>> START
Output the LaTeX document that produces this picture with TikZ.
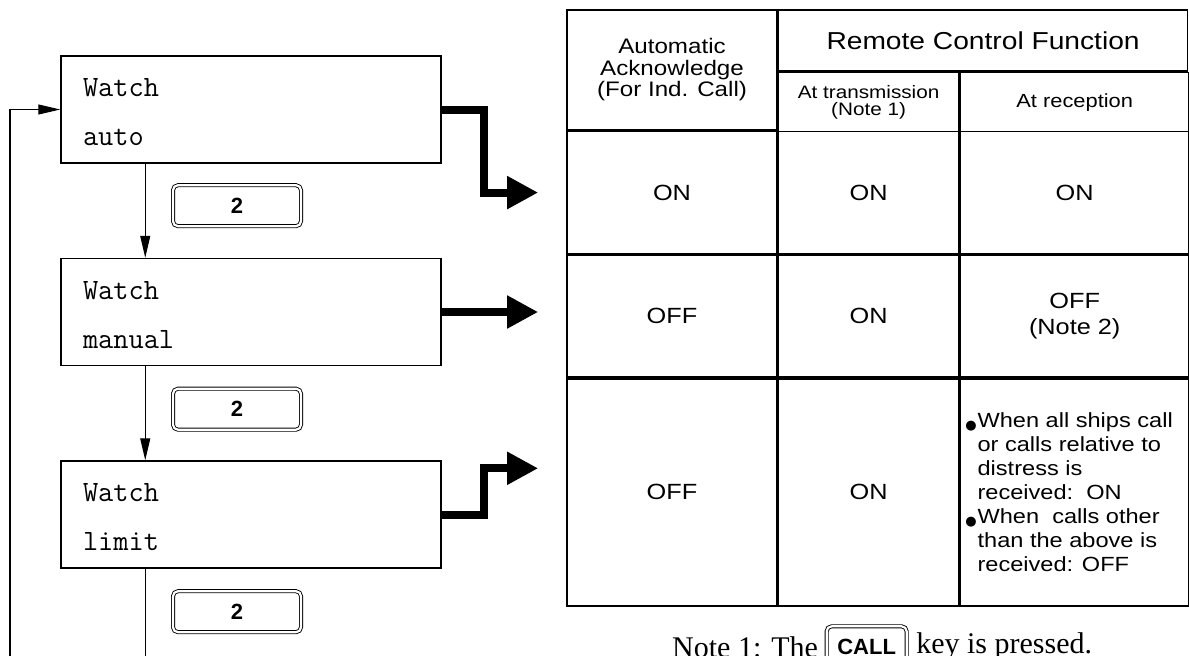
>> END
>> START
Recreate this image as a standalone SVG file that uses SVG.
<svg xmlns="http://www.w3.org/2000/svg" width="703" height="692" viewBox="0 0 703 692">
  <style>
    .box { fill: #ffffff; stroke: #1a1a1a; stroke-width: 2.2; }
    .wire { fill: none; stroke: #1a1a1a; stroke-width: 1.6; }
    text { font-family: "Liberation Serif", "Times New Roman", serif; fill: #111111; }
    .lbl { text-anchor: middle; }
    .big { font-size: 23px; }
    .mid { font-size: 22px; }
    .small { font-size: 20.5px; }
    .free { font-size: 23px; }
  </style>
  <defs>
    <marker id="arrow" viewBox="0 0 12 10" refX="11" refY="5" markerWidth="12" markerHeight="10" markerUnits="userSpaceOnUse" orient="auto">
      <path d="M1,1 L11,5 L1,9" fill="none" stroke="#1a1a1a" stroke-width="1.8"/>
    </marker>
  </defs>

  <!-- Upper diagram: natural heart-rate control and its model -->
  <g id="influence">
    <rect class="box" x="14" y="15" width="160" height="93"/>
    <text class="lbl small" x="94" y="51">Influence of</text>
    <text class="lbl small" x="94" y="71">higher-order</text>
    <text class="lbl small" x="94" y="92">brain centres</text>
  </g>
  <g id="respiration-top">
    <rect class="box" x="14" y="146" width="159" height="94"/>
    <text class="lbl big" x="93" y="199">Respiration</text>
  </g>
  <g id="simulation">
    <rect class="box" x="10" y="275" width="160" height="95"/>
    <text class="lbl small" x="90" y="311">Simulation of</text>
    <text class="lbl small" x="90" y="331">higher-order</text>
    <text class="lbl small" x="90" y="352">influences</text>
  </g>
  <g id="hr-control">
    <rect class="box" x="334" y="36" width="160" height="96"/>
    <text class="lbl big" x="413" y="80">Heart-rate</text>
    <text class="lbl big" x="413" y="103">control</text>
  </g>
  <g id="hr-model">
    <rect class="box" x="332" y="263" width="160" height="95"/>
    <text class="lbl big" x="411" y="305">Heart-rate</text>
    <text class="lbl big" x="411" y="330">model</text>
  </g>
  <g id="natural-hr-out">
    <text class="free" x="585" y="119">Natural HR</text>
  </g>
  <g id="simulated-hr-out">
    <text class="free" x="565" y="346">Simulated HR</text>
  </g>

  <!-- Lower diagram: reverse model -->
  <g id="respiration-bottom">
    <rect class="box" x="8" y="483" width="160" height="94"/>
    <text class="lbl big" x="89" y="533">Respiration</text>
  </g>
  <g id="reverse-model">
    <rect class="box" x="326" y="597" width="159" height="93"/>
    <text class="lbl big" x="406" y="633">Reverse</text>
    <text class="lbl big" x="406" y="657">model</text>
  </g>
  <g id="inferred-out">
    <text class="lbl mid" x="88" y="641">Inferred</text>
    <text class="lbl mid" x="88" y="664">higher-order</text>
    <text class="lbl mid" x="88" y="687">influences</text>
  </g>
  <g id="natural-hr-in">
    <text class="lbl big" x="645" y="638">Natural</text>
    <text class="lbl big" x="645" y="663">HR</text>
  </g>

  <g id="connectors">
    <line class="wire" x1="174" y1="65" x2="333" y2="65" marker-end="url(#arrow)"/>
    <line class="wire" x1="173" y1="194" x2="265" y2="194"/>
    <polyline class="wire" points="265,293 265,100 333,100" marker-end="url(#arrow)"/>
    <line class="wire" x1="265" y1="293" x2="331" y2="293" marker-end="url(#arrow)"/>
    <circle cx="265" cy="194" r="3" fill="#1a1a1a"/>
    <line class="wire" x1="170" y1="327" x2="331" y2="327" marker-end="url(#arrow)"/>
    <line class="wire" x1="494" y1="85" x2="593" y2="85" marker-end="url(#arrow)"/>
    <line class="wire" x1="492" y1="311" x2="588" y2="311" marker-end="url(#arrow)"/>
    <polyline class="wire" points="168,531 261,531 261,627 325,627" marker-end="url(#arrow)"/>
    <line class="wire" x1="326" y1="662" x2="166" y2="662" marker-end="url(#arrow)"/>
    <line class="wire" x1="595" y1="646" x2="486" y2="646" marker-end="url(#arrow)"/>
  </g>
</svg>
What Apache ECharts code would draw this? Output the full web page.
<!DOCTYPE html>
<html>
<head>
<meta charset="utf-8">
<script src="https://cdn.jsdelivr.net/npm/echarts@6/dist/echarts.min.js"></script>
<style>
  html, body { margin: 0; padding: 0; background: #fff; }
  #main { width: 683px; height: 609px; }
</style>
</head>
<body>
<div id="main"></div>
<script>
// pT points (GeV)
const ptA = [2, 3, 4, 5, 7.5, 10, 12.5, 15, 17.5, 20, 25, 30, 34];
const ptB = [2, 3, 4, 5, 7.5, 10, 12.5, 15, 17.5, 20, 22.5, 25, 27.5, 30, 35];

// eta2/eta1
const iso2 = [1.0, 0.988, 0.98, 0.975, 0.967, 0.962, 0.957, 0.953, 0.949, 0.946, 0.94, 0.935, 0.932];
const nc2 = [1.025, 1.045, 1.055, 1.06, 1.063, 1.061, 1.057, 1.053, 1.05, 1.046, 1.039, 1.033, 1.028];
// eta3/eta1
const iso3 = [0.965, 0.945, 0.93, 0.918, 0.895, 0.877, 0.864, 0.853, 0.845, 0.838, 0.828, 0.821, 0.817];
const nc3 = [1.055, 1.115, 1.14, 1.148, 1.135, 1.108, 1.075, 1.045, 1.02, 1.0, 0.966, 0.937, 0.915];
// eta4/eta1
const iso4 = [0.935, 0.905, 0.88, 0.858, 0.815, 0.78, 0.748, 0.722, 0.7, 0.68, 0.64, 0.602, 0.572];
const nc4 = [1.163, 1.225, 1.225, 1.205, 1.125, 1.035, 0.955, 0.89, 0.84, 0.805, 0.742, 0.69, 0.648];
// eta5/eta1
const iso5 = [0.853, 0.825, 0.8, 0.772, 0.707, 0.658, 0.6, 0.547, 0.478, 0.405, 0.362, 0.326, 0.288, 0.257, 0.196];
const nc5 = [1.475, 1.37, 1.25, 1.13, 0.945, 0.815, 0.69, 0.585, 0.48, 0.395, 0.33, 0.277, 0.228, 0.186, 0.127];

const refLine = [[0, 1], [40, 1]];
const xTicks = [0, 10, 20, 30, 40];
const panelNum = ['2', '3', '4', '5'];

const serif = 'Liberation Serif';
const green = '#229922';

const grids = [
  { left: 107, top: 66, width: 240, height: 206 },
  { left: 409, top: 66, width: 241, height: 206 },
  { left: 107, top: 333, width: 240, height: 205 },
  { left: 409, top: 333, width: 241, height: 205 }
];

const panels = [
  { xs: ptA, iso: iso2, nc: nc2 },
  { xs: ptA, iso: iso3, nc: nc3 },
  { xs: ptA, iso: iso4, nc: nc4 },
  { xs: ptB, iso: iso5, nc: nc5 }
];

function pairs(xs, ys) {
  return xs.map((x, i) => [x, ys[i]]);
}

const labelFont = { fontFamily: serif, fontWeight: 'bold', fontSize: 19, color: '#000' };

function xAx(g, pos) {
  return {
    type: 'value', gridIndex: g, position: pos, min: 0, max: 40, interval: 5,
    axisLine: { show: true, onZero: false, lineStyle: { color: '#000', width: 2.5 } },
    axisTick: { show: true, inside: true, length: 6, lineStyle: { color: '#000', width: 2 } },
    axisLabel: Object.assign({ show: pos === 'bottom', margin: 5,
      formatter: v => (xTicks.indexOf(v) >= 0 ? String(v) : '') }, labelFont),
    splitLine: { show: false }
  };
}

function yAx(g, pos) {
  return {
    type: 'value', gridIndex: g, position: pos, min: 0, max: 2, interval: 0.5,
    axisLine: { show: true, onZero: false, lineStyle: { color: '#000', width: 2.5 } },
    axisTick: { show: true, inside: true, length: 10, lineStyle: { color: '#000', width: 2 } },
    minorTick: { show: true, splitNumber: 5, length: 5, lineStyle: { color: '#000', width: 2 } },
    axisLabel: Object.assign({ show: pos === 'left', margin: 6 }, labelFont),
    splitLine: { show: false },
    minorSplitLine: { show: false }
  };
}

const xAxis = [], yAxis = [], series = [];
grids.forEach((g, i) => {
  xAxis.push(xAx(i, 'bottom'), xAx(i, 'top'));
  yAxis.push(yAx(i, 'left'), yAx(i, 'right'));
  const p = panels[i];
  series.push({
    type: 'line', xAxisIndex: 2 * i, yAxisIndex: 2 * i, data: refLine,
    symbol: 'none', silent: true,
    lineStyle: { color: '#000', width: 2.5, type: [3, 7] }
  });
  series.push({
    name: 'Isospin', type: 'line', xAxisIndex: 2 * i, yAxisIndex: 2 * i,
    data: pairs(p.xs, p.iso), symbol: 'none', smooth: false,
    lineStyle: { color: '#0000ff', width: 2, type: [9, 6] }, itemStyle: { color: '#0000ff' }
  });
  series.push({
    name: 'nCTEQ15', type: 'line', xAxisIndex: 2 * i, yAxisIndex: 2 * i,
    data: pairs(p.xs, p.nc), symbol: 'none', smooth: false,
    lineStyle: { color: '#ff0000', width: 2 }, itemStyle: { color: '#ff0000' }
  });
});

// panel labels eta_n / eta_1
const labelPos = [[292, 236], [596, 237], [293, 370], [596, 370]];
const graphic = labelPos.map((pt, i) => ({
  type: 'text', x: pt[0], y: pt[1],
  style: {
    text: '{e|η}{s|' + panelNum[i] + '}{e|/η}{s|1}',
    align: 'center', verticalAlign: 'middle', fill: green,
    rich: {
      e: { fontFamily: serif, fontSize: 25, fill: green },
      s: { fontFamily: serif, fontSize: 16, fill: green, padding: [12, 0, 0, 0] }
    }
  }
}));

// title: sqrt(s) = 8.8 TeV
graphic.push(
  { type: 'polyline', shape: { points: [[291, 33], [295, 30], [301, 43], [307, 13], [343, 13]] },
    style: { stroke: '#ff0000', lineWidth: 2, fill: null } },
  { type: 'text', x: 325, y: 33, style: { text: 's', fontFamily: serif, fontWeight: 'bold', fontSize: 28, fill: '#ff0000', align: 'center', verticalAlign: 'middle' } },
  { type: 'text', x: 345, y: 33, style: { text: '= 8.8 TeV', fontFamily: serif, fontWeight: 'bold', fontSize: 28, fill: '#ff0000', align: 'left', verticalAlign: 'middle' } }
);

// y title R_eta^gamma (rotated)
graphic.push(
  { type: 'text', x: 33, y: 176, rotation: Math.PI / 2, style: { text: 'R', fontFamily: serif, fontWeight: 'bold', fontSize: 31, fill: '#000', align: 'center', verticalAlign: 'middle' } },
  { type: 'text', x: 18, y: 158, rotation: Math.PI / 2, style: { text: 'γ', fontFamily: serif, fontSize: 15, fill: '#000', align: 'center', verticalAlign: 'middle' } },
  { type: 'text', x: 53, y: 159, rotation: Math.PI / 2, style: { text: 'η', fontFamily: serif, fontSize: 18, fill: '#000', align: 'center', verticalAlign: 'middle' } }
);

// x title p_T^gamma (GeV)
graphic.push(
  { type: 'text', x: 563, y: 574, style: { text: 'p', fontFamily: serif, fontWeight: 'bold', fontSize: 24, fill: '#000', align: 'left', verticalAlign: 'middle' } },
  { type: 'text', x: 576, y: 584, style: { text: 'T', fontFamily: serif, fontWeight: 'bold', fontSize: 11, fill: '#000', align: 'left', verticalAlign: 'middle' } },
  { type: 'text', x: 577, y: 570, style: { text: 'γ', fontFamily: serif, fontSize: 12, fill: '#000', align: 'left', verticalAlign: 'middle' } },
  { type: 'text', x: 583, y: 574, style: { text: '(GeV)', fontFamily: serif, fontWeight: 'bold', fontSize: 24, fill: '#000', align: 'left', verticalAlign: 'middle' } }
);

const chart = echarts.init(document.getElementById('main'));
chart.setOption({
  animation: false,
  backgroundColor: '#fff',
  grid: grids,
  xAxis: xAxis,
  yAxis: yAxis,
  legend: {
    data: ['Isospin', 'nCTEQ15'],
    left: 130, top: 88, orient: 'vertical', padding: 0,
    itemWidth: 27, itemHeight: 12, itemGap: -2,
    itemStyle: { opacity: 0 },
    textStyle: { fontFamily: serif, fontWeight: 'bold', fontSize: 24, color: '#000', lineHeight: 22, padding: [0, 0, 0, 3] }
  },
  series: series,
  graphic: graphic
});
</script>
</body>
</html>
>> END
>> START
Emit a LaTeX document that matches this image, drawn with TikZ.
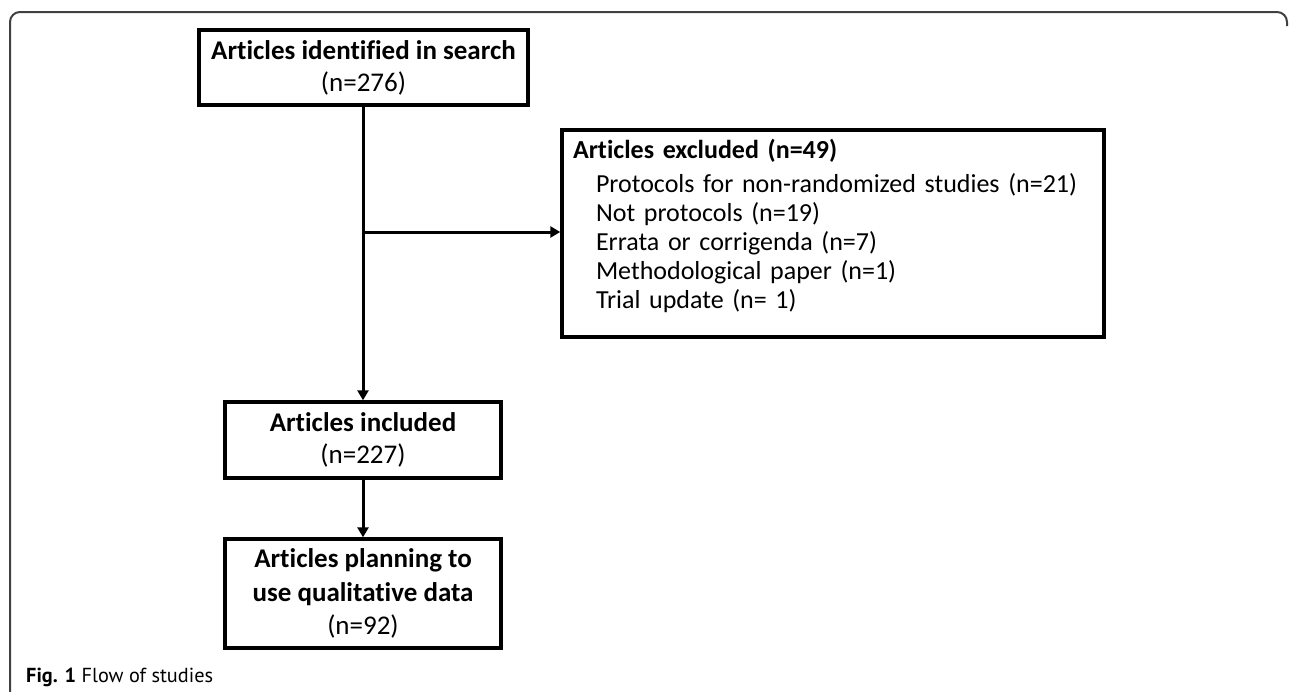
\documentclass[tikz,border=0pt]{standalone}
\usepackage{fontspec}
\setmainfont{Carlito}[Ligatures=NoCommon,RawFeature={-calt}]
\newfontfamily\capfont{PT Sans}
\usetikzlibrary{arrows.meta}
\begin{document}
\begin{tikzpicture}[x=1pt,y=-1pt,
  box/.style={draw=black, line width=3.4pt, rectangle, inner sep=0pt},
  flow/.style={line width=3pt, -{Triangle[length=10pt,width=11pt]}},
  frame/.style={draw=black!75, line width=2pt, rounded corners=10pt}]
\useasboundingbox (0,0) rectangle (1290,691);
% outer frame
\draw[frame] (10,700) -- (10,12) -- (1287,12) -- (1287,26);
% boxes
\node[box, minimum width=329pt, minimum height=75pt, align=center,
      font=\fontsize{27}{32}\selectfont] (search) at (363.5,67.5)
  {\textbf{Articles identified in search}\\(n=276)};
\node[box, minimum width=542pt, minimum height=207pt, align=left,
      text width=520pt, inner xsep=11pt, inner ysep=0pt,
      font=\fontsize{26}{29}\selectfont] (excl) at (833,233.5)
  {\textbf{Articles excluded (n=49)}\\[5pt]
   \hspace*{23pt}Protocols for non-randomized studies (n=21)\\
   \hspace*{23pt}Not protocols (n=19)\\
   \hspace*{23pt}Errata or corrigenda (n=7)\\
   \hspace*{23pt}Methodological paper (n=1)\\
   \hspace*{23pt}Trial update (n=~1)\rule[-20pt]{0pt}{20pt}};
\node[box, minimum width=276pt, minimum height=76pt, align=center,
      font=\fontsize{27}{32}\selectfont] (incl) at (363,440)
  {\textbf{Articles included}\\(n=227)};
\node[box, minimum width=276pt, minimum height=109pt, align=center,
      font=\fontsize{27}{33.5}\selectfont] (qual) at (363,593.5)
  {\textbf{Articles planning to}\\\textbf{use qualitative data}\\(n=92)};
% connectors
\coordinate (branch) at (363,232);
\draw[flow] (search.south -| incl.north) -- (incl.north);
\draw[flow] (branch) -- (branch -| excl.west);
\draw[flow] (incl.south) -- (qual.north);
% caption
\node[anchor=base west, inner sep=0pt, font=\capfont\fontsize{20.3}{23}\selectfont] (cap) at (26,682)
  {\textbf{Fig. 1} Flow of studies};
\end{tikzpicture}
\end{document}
>> END
= To be done =
Repeat word for word the stretch of lines from the one with "What Apache ECharts" down to the one with "27.5, 30, 35];", both included.

= Reply to the task =
What Apache ECharts code would draw this? Output the full web page.
<!DOCTYPE html>
<html>
<head>
<meta charset="utf-8">
<script src="https://cdn.jsdelivr.net/npm/echarts@6/dist/echarts.min.js"></script>
<style>
  html, body { margin: 0; padding: 0; background: #fff; }
  #main { width: 683px; height: 609px; }
</style>
</head>
<body>
<div id="main"></div>
<script>
// pT points (GeV)
const ptA = [2, 3, 4, 5, 7.5, 10, 12.5, 15, 17.5, 20, 25, 30, 34];
const ptB = [2, 3, 4, 5, 7.5, 10, 12.5, 15, 17.5, 20, 22.5, 25, 27.5, 30, 35];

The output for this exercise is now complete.